Return all of the data exactly as written, without the pictures.
◆ ◆ ◆ ◆ ◆
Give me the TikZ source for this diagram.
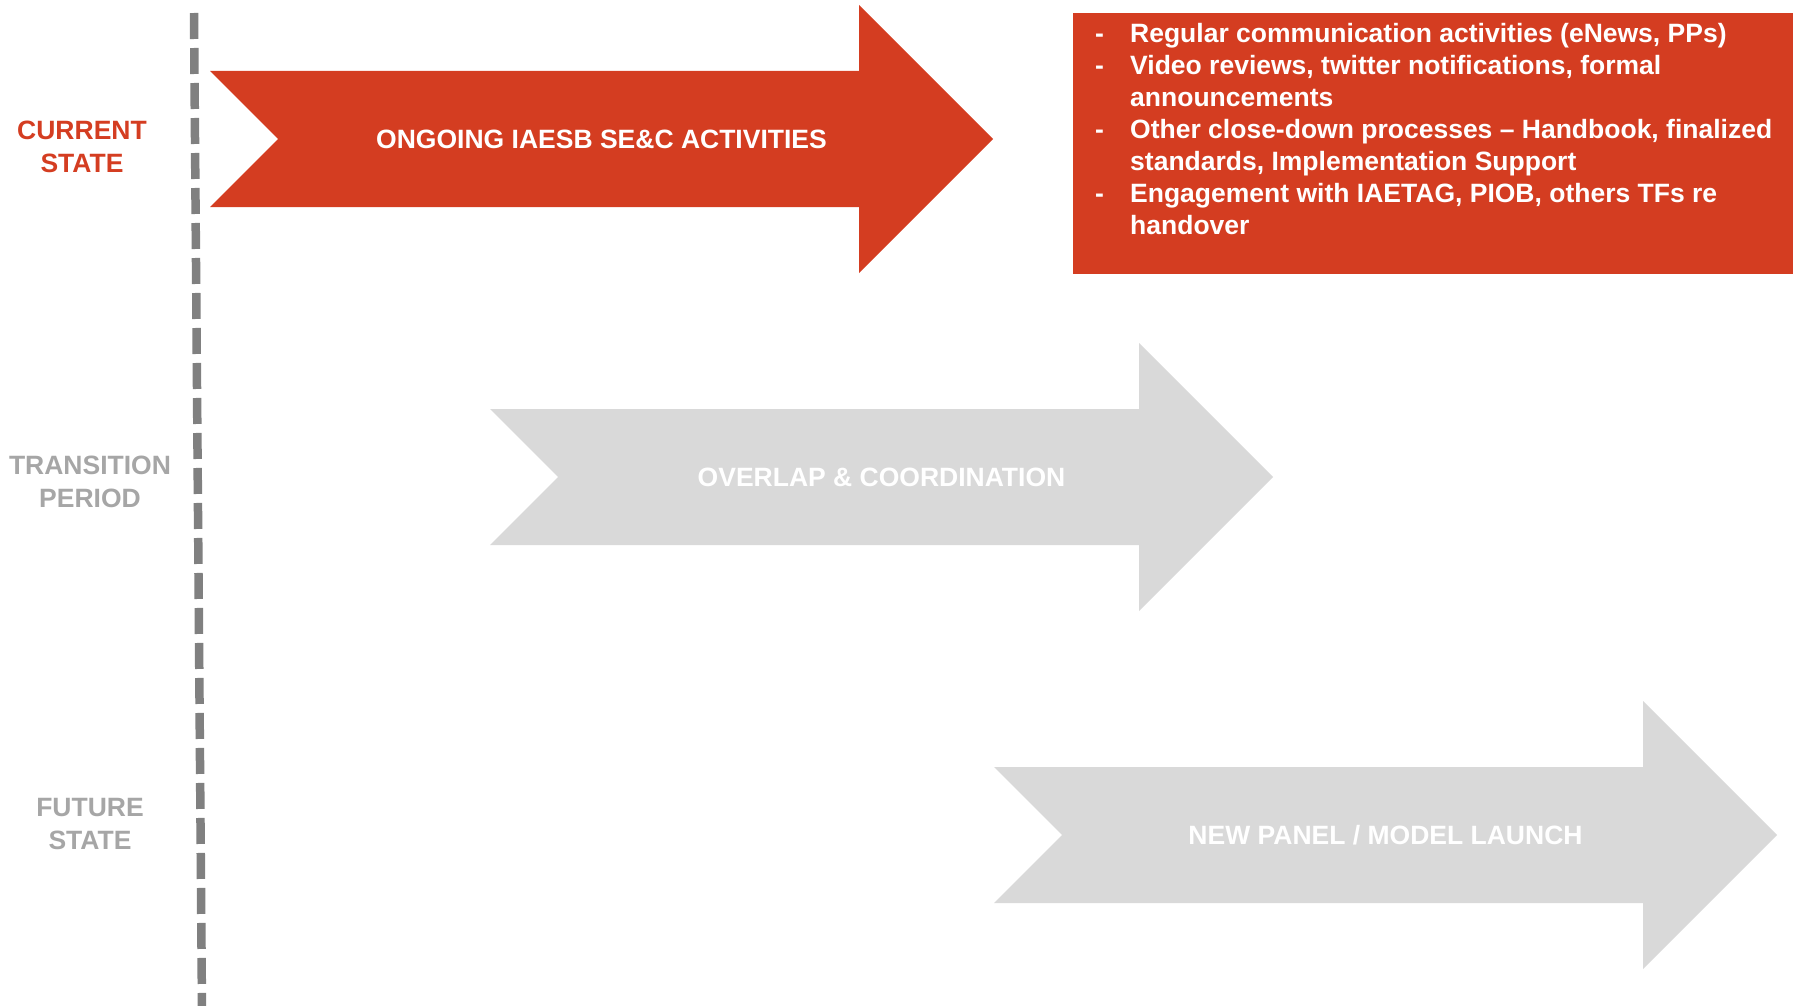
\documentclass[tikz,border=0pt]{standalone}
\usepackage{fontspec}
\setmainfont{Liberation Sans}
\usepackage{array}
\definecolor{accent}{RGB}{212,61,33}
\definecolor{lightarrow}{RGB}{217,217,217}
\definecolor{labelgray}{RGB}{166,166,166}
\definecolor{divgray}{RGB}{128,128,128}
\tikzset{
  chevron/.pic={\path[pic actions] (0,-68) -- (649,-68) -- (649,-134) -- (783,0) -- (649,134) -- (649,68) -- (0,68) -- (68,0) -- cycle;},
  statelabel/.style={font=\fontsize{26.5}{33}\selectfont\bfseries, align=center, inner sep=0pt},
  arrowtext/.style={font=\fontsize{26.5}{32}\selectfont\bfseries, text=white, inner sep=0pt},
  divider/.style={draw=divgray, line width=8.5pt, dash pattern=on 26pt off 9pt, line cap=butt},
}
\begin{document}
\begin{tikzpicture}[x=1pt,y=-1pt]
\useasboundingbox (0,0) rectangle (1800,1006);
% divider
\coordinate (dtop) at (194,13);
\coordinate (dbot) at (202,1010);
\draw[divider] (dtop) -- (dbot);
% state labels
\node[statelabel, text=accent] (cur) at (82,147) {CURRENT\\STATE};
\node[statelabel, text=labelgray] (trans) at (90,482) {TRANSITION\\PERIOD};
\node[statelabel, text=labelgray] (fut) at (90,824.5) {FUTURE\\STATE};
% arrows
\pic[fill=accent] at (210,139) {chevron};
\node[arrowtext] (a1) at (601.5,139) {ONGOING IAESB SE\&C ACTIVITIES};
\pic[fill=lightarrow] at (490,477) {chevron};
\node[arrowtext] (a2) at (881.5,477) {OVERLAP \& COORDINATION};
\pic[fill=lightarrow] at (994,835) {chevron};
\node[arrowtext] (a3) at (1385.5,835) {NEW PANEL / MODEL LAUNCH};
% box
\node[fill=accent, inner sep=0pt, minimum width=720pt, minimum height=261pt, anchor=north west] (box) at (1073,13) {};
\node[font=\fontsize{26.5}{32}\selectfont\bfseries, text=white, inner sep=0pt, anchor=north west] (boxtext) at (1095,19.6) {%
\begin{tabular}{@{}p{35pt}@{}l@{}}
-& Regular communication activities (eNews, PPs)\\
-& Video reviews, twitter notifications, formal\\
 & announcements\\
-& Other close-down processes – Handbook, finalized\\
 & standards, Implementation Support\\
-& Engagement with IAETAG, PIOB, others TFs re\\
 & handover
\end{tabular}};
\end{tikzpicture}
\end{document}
◆ ◆ ◆ ◆ ◆
> Solution to this exercise:
Give me the TikZ source for this diagram.
\documentclass[tikz,border=0pt]{standalone}
\usepackage{fontspec}
\setmainfont{Liberation Sans}
\usepackage{array}
\definecolor{accent}{RGB}{212,61,33}
\definecolor{lightarrow}{RGB}{217,217,217}
\definecolor{labelgray}{RGB}{166,166,166}
\definecolor{divgray}{RGB}{128,128,128}
\tikzset{
  chevron/.pic={\path[pic actions] (0,-68) -- (649,-68) -- (649,-134) -- (783,0) -- (649,134) -- (649,68) -- (0,68) -- (68,0) -- cycle;},
  statelabel/.style={font=\fontsize{26.5}{33}\selectfont\bfseries, align=center, inner sep=0pt},
  arrowtext/.style={font=\fontsize{26.5}{32}\selectfont\bfseries, text=white, inner sep=0pt},
  divider/.style={draw=divgray, line width=8.5pt, dash pattern=on 26pt off 9pt, line cap=butt},
}
\begin{document}
\begin{tikzpicture}[x=1pt,y=-1pt]
\useasboundingbox (0,0) rectangle (1800,1006);
% divider
\coordinate (dtop) at (194,13);
\coordinate (dbot) at (202,1010);
\draw[divider] (dtop) -- (dbot);
% state labels
\node[statelabel, text=accent] (cur) at (82,147) {CURRENT\\STATE};
\node[statelabel, text=labelgray] (trans) at (90,482) {TRANSITION\\PERIOD};
\node[statelabel, text=labelgray] (fut) at (90,824.5) {FUTURE\\STATE};
% arrows
\pic[fill=accent] at (210,139) {chevron};
\node[arrowtext] (a1) at (601.5,139) {ONGOING IAESB SE\&C ACTIVITIES};
\pic[fill=lightarrow] at (490,477) {chevron};
\node[arrowtext] (a2) at (881.5,477) {OVERLAP \& COORDINATION};
\pic[fill=lightarrow] at (994,835) {chevron};
\node[arrowtext] (a3) at (1385.5,835) {NEW PANEL / MODEL LAUNCH};
% box
\node[fill=accent, inner sep=0pt, minimum width=720pt, minimum height=261pt, anchor=north west] (box) at (1073,13) {};
\node[font=\fontsize{26.5}{32}\selectfont\bfseries, text=white, inner sep=0pt, anchor=north west] (boxtext) at (1095,19.6) {%
\begin{tabular}{@{}p{35pt}@{}l@{}}
-& Regular communication activities (eNews, PPs)\\
-& Video reviews, twitter notifications, formal\\
 & announcements\\
-& Other close-down processes – Handbook, finalized\\
 & standards, Implementation Support\\
-& Engagement with IAETAG, PIOB, others TFs re\\
 & handover
\end{tabular}};
\end{tikzpicture}
\end{document}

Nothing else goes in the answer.